McConnell was right, and had this been a few years ago, when every move the Republicans made looked smart, he would have been hailed as a genius who hung the cowardly Democrats with their own rope.

Instead, McConnell woke up on Tuesday and found himself bashed in every major newspaper in the country as an obstructionist fuckhead. Everywhere, it seemed, the Washington rules of engagement were trumped by public anger over the continuing war disaster. Then, a day later, five Republicans who had voted for the filibuster defected, signing a letter vowing to "explore all our options" to get the Warner resolution to the floor.

"No one ever entertained the possibility that [the filibuster] would be a dead end," said Maine Republican Olympia Snowe. The same Republicans who acted as one with iron discipline early in Bush's reign were now selling each other out and cutting their own deals at every opportunity.

Exasperated, McConnell then fled to the panacea of Fox News Sunday to plead his case, only to get whipped like a dog there by Bush administration stooge Chris Wallace. When McConnell tried politely to explain the intricacies of his poison-pill legislative gambit, Wallace — looking perky and bursting with energy, like he'd just sucked off a forty-piece marching band at a New Jersey rest area — ignored him and threw some old comments criticizing Democratic obstructionism back in McConnell's face. Then, when McConnell objected again, Wallace just cut him off.

"Senator, forgive me," he snapped, "I think you're confusing the facts with the political perception of this here." And proceeded to lecture him about the realities of the current political climate.

McConnell just pursed his thin nun lips in mute surrender. It was a remarkable scene: a Republican leader getting whaled on by a Fox News anchor.

There was a time when the Republican Party didn't have to consider public opinion; all its leaders had to do was act decisively and the Chris Wallaces of the world made sure the public came around.

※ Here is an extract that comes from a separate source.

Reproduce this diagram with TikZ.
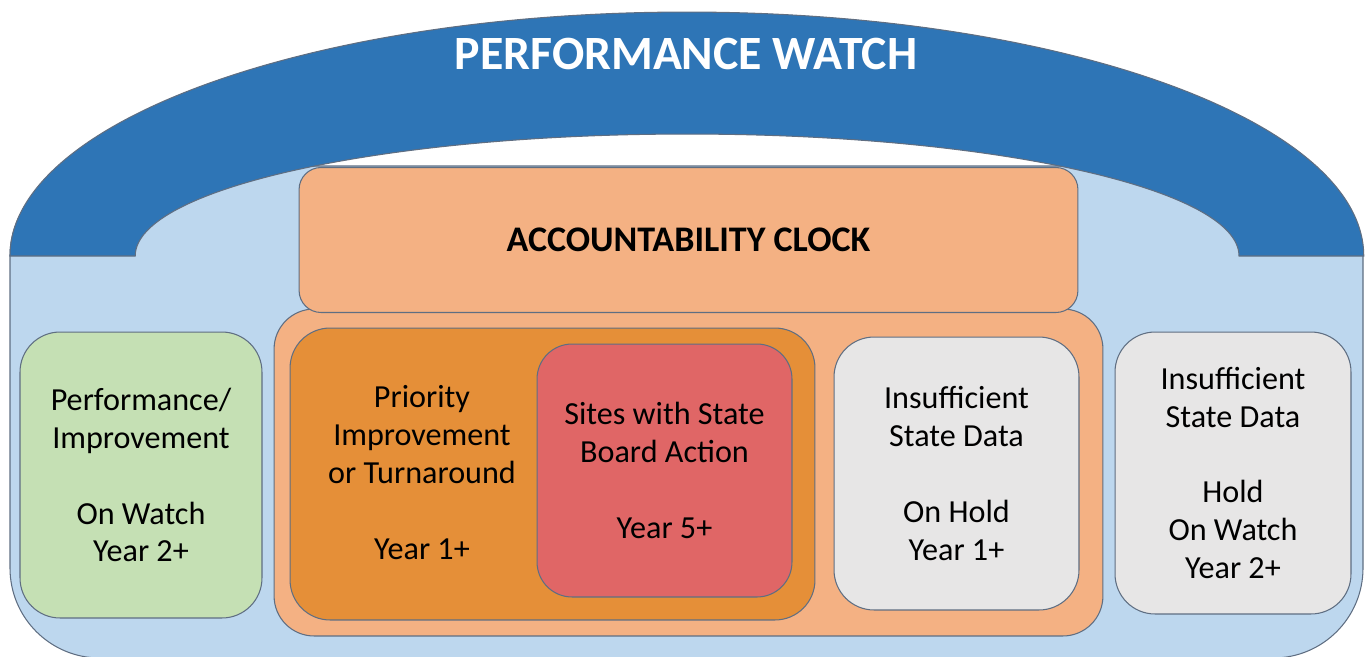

Back then it was the Democrats, with their whiny counterarguments (stammered out between the leonine roars of The O'Reilly Factor), who looked like the losers no matter what they did.

It was a grand old time for the Grand Old Party, an era when the baldest idiocies went unpunished, and even Iraq in flames seemed like fireworks for the party. But the clock struck midnight, and Mitch McConnell was left holding the reins of the pumpkin, wondering what the hell went wrong.

Meanwhile, across town, the trial of Dick Cheney's former chief of staff, Lewis "Scooter" Libby, provided another grim sideshow to the unfolding Iraq disaster. While the Washington press corps buzzed about the gossip spilling out of the trial on a daily basis — there were nuggets that Tim Russert hates Chris Matthews, for instance, and that plaster-faced New York Times she-villain Judith Miller keeps her notes in shopping bags under her desk — the fact that this trial was still about the Iraq War was somehow lost in the shuffle. In a way, the Beltway's tawdry interest in the "Inside Baseball" bullshit emanating from the Libby trial perfectly mirrored the Democrats' half-serious attempts to pass an anti-war resolution. For the portrait of both the Bush administration and the press corps that is emerging from this trial is that of a group of craven star-fuckers with their tongues so far up each others' asses that they scarcely even realized that their high school gossiping was helping to start a war. Like the Democrats with their legislative dawdling, they were doing something other than their jobs at the moment of truth and were too stupid to not be proud of it.